On the last day of the Conference the right note was struck--the note of progress and development. We know that our work is never standing still. We move forward or backward; we gain ground or lose it; and there is no doubt as to which we shall do if we follow the example of the one whose faith and enthusiasm carried her forward right on to the beginning of her fuller life beyond.

What a fitting close! A memorial service held in St. Martin's-in-the-Fields!

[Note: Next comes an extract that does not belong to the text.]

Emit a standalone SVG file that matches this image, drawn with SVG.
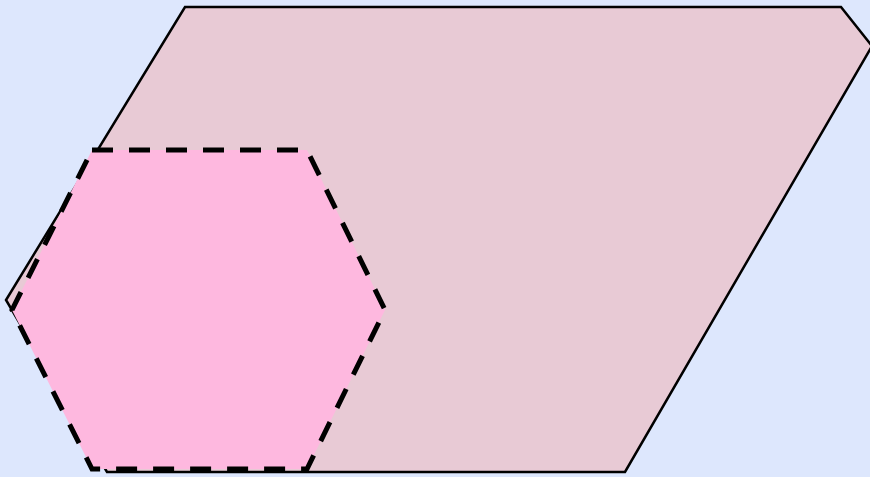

It was a beautiful choice, for this simple, restful Church standing in the midst of the life and whirl of London is typical of that inward peace which regulated the busy life of our Founder.
D. S. GOLDING


[227]


An Epitaph.

C.M.M., Jan., 1923

       Homage and Remembrance to one who never forgot to remember each individual and all their joys and sorrows.
       Hail and farewell to one who never let any, once known to her, slip out of her life and thought.
       Honour to one who showed that life and work were not for personal honour or gain, but for the service of humanity.
       Life and more Life to one who showed that life was greater and better worth living with every day of our life.
       Fame and Renown to one who found the profession of home teaching a byword and left it a vocation.
       Recognition to one who recognised the full possibilities of each person born into the world.
       Peace to one who taught that ends were not gained by 'jostling in the street.'
       Joy to one who showed that cheerfulness and goodwill were both duty and pleasure.
       Good harvesting to one who never looked at results but at efforts.
       Fulfillment of desires to one who distinguished between low wants and high hopes.
       Satisfaction to one who was too great of soul ever to say 'it is enough.'
       Love to one who knew that love was an immortal gift and not an earthly chain.
       Vision to one who looked through earth to heaven, where may there be Reunion for all who journey one step nearer to the goal of us all.